What dog owners need to understand is that humans have to obey laws that prevent them from acting aggressively toward dogs. Back in days of yore, if a large, aggressive dog got close enough that you felt threatened, you would kill that dog with your spear or whatever before it had a chance to do anything to you. There would never be any question of your right to do this. Nowadays, if you physically attacked a dog before it attacked and injured you, you would definitely be subject to criminal prosecution. In fact, if you killed or injured a small dog for biting you, in a situation where the dog would have no chance of seriously injuring you, you could also be jailed.

This is the fundamental problem: our entire culture is built around a covenant of responsibility and non-violence on the part of its members. We don't carry weapons any more, not just because we don't need to, but because we're not allowed to. When people bring large predators they can't physically control into this environment, you are guaranteed to have trouble - it's just a matter of time.
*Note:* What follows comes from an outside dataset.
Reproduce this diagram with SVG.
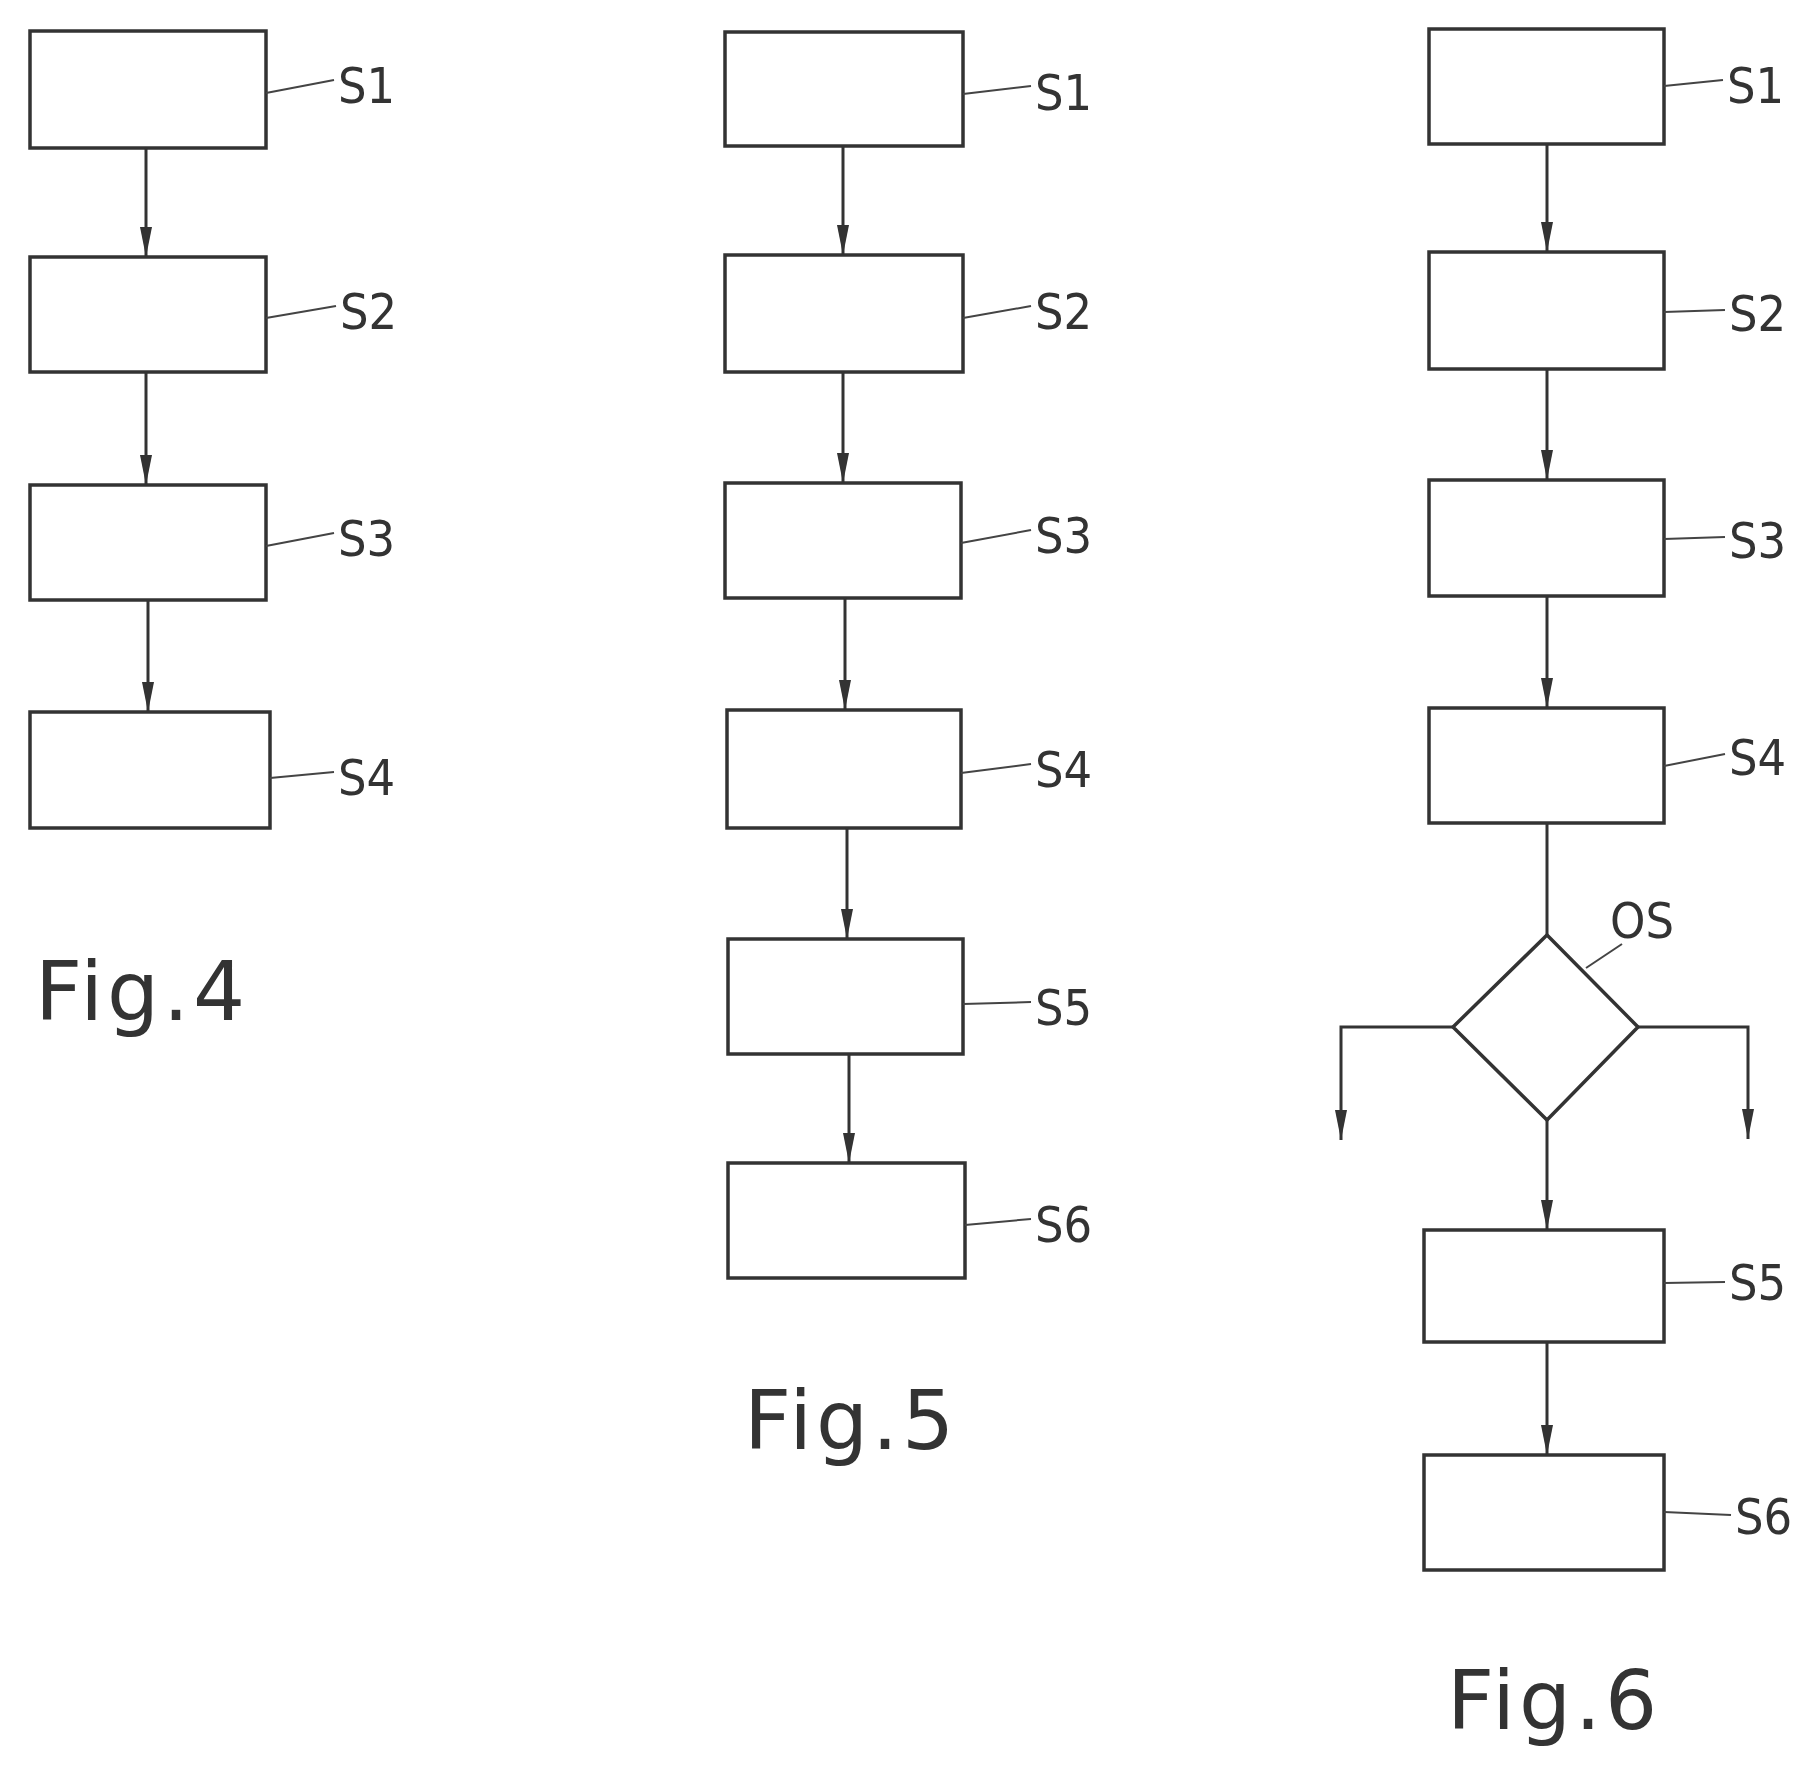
<svg xmlns="http://www.w3.org/2000/svg" width="1808" height="1786" viewBox="0 0 1808 1786">
<style>
.b{fill:none;stroke:#333;stroke-width:3.5}
.c{fill:none;stroke:#333;stroke-width:3}
.l{fill:none;stroke:#444;stroke-width:2}
.t{font-family:"DejaVu Sans Condensed","DejaVu Sans",sans-serif;font-size:50px;fill:#333}
.f{font-family:"DejaVu Sans","Liberation Sans",sans-serif;font-size:82px;fill:#333;letter-spacing:4px}
</style>
<defs><marker id="a" markerWidth="12" markerHeight="30" refX="6" refY="28" orient="auto-start-reverse" markerUnits="userSpaceOnUse" viewBox="0 0 12 30"><path d="M0,0 L12,0 L6,30 Z" fill="#333" transform="rotate(-90 6 15) translate(0 0)"/></marker>
<marker id="v" markerWidth="14" markerHeight="30" refX="7" refY="30" orient="0" markerUnits="userSpaceOnUse" viewBox="0 0 14 30"><path d="M1,0 L13,0 L7,30 Z" fill="#333"/></marker></defs>
<g id="fig4">
<g id="f4s1"><rect class="b" x="30" y="31" width="236" height="117"/><path class="l" d="M266,93 L334,80"/><text class="t" x="338" y="103">S1</text></g>
<g id="f4s2"><rect class="b" x="30" y="257" width="236" height="115"/><path class="l" d="M266,318 L336,306"/><text class="t" x="340" y="329">S2</text></g>
<g id="f4s3"><rect class="b" x="30" y="485" width="236" height="115"/><path class="l" d="M266,546 L334,533"/><text class="t" x="338" y="556">S3</text></g>
<g id="f4s4"><rect class="b" x="30" y="712" width="240" height="116"/><path class="l" d="M270,778 L334,772"/><text class="t" x="338" y="795">S4</text></g>
<text class="f" x="35" y="1020">Fig.4</text>
</g>
<g id="fig5">
<g id="f5s1"><rect class="b" x="725" y="32" width="238" height="114"/><path class="l" d="M963,94 L1031,86"/><text class="t" x="1035" y="110">S1</text></g>
<g id="f5s2"><rect class="b" x="725" y="255" width="238" height="117"/><path class="l" d="M963,318 L1031,306"/><text class="t" x="1035" y="329">S2</text></g>
<g id="f5s3"><rect class="b" x="725" y="483" width="236" height="115"/><path class="l" d="M961,543 L1031,530"/><text class="t" x="1035" y="553">S3</text></g>
<g id="f5s4"><rect class="b" x="727" y="710" width="234" height="118"/><path class="l" d="M961,773 L1031,764"/><text class="t" x="1035" y="787">S4</text></g>
<g id="f5s5"><rect class="b" x="728" y="939" width="235" height="115"/><path class="l" d="M963,1004 L1031,1002"/><text class="t" x="1035" y="1025">S5</text></g>
<g id="f5s6"><rect class="b" x="728" y="1163" width="237" height="115"/><path class="l" d="M965,1225 L1031,1219"/><text class="t" x="1035" y="1242">S6</text></g>
<text class="f" x="744" y="1449">Fig.5</text>
</g>
<g id="fig6">
<g id="f6s1"><rect class="b" x="1429" y="29" width="235" height="115"/><path class="l" d="M1664,86 L1723,80"/><text class="t" x="1727" y="103">S1</text></g>
<g id="f6s2"><rect class="b" x="1429" y="252" width="235" height="117"/><path class="l" d="M1664,312 L1725,310"/><text class="t" x="1729" y="331">S2</text></g>
<g id="f6s3"><rect class="b" x="1429" y="480" width="235" height="116"/><path class="l" d="M1664,539 L1725,537"/><text class="t" x="1729" y="558">S3</text></g>
<g id="f6s4"><rect class="b" x="1429" y="708" width="235" height="115"/><path class="l" d="M1664,766 L1725,754"/><text class="t" x="1729" y="775">S4</text></g>
<g id="f6os"><path class="b" d="M1547,935 L1638,1027 L1547,1120 L1453,1027 Z"/><path class="l" d="M1586,968 L1622,944"/><text class="t" x="1610" y="938">OS</text></g>
<g id="f6s5"><rect class="b" x="1424" y="1230" width="240" height="112"/><path class="l" d="M1664,1283 L1725,1282"/><text class="t" x="1729" y="1300">S5</text></g>
<g id="f6s6"><rect class="b" x="1424" y="1455" width="240" height="115"/><path class="l" d="M1664,1512 L1731,1515"/><text class="t" x="1735" y="1534">S6</text></g>
<text class="f" x="1447" y="1729">Fig.6</text>
</g>
<g id="connectors">
<path class="c" marker-end="url(#v)" d="M146,148 L146,257"/>
<path class="c" marker-end="url(#v)" d="M146,372 L146,485"/>
<path class="c" marker-end="url(#v)" d="M148,600 L148,712"/>
<path class="c" marker-end="url(#v)" d="M843,146 L843,255"/>
<path class="c" marker-end="url(#v)" d="M843,372 L843,483"/>
<path class="c" marker-end="url(#v)" d="M845,598 L845,710"/>
<path class="c" marker-end="url(#v)" d="M847,828 L847,939"/>
<path class="c" marker-end="url(#v)" d="M849,1054 L849,1163"/>
<path class="c" marker-end="url(#v)" d="M1547,144 L1547,252"/>
<path class="c" marker-end="url(#v)" d="M1547,369 L1547,480"/>
<path class="c" marker-end="url(#v)" d="M1547,596 L1547,708"/>
<path class="c" d="M1547,823 L1547,935"/>
<path class="c" marker-end="url(#v)" d="M1453,1027 L1341,1027 L1341,1140"/>
<path class="c" marker-end="url(#v)" d="M1638,1027 L1748,1027 L1748,1139"/>
<path class="c" marker-end="url(#v)" d="M1547,1120 L1547,1230"/>
<path class="c" marker-end="url(#v)" d="M1547,1342 L1547,1455"/>
</g>
</svg>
There are only two solutions to the problem of dangerous dogs, whether they are simply biting people - as the dogs who perpetrated the Pacific Heights mauling repeatedly did, without being taken from their owners or put down - or actually killing people:

1. Responsible Alpha: Make dog owners completely responsible for every behavior of their dog, as if they themselves were that dog.
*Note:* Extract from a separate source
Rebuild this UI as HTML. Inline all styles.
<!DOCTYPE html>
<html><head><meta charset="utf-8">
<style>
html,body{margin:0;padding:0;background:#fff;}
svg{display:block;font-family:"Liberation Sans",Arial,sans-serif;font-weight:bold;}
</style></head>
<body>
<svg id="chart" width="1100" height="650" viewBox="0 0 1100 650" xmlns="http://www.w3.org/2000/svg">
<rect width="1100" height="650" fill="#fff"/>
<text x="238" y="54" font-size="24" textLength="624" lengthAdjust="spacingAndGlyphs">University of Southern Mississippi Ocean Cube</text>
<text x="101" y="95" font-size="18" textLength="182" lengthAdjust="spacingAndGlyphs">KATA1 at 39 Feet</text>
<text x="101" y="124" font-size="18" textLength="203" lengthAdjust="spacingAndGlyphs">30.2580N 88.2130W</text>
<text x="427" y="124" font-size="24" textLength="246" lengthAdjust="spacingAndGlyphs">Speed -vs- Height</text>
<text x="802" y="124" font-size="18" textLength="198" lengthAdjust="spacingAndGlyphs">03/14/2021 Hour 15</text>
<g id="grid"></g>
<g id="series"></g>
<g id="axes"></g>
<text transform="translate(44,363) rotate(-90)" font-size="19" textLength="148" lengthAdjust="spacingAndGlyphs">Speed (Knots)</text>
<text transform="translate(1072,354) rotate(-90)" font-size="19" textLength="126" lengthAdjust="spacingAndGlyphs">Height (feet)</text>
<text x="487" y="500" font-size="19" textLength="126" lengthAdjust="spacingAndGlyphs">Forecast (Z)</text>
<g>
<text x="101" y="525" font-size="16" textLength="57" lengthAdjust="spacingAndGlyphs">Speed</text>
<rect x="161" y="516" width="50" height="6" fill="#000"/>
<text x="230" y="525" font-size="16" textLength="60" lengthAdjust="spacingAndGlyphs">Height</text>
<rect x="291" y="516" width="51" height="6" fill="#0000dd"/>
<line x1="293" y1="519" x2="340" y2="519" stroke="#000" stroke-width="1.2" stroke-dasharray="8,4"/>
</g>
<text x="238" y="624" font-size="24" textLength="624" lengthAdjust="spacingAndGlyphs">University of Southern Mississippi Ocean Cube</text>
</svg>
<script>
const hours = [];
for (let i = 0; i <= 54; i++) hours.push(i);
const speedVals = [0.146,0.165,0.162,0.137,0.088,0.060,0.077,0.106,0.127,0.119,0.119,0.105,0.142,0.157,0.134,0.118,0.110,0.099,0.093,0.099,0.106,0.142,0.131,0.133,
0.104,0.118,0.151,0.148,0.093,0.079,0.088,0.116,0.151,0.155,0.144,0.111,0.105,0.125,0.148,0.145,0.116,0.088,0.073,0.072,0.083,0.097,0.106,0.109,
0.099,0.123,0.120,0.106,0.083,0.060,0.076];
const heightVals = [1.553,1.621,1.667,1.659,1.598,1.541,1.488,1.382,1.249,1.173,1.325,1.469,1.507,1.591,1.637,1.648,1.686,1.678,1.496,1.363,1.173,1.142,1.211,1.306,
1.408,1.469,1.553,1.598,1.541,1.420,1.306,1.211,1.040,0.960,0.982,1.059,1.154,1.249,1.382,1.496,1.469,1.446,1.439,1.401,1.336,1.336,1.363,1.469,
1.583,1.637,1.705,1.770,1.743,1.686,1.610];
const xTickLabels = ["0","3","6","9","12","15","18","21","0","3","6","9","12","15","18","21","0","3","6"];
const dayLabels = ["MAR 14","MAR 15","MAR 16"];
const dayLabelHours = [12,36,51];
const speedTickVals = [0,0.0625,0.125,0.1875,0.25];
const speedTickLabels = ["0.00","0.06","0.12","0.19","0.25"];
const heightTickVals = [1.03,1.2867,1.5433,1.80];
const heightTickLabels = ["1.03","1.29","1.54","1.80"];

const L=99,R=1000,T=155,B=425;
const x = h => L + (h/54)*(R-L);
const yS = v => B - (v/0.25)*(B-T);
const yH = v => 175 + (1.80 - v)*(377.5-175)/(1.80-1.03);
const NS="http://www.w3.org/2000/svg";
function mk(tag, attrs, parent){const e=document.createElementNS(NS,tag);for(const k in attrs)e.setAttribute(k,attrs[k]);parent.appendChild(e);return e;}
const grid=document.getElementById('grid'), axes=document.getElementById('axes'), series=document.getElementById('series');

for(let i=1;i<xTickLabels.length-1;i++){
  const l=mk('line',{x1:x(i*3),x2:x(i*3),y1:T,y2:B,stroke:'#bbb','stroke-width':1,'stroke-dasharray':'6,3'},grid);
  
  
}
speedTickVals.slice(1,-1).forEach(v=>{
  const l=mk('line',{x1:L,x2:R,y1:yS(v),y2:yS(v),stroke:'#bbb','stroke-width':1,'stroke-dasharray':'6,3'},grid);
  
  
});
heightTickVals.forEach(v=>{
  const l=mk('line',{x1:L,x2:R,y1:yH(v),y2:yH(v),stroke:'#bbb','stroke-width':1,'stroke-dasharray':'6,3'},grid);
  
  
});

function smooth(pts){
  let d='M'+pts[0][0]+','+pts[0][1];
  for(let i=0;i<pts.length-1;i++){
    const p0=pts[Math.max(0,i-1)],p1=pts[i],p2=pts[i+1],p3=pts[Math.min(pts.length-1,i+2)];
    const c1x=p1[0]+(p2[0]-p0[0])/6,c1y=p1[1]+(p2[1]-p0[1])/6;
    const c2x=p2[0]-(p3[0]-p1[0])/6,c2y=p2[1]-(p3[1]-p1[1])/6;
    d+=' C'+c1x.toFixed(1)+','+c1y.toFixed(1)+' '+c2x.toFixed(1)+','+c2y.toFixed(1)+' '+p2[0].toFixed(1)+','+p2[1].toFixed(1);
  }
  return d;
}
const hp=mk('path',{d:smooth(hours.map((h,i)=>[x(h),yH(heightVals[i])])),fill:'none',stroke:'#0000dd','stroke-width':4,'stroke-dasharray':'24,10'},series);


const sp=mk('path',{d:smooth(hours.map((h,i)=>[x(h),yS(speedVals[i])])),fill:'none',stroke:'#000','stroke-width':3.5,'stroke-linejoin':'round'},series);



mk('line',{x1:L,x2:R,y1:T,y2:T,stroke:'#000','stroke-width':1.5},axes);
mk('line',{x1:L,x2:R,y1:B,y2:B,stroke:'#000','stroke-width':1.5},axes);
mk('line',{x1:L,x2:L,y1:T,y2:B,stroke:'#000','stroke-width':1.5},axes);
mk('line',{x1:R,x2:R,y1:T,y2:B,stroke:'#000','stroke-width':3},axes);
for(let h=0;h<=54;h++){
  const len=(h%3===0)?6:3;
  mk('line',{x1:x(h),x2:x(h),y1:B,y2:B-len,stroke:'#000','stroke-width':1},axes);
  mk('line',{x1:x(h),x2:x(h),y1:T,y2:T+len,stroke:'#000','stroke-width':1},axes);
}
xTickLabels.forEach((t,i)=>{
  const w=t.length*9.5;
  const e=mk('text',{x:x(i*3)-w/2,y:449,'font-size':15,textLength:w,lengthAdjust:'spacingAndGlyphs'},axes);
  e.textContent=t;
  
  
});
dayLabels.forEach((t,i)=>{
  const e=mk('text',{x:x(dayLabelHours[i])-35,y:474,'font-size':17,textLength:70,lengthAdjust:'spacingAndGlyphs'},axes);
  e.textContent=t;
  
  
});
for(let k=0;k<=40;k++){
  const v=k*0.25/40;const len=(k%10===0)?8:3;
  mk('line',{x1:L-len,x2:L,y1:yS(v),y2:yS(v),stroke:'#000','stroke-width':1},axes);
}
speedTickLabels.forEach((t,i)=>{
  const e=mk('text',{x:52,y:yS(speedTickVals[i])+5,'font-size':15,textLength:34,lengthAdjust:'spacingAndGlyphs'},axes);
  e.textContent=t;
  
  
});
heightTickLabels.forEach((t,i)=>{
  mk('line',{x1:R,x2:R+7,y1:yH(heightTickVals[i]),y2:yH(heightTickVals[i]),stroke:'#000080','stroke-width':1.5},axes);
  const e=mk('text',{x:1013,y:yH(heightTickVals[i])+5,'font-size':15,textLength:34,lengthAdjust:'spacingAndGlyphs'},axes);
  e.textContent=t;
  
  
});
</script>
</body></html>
2. Superpredator: Allow people to kill dogs they feel threatened by, and to carry weapons sufficient to do that job, regardless of the size of the human or the dog. Humans are supposed to be the apex superpredator - let us act like it.

It looks like the courts in CA may go a ways toward option #1. I can't imagine #2 ever happening, but if dog owners want to be absolved of the consequences of their dogs' behavior, they must support it.

1 comment:

Anonymous said...

Caveat: I'm a dog owner. Hmm. You've identified the endpoints of the spectrum of solutions: either dogs should be 100% under owner control and therefore the owner is responsible or dogs are 100% responsible for their own actions (and possible retaliatory consequences thereof). Problem is, that dogs fall into a mixed category like.. like.. children. (All parents can now cringe at the analogy I'm about to launch into).

Suppose my 6-year-old child plays with knives and is very, very good at it. In my house and around my family, nobody ever gets hurt and the constant snicker-snack of cutlery in use is quite amusing. The child knows aggressive knifeplay with others is a no-no because parents have taught this (like good parents would). Then one day, a passerby enthralled by the cheerful smile of my progeny decides they simply must pick up and hug the kid. Misinterpreting the gesture as the beginnings of an abduction, the child responds by filleting said passerby. Am I responsible for the death of well-intentioned but blundering passerby? Or is the child? Both? Does the passerby have any part in this?

Now, I know there'll be whole chorus of "but the child is a human being with the inherent potential of full human consciousness which is merely undevelopedl; this is nothing like a fully-grown, self-sufficient dog acting according to its nature." But I would argue that the dilemma is the same since I have the same responsibility to care for and control the actions of both: Do we hold the parent 100% responsible for the actions of a self-willed, autonomous being (granted, armed with knives) because the child is dependent on the parents for care and guidance at this stage in its life? Or is the child 100% responsible when the full ramifications of violent (but to them, perfectly reasonable) actions cannot be understood at their age?

In the real world, the answer is not a clean this-or-that.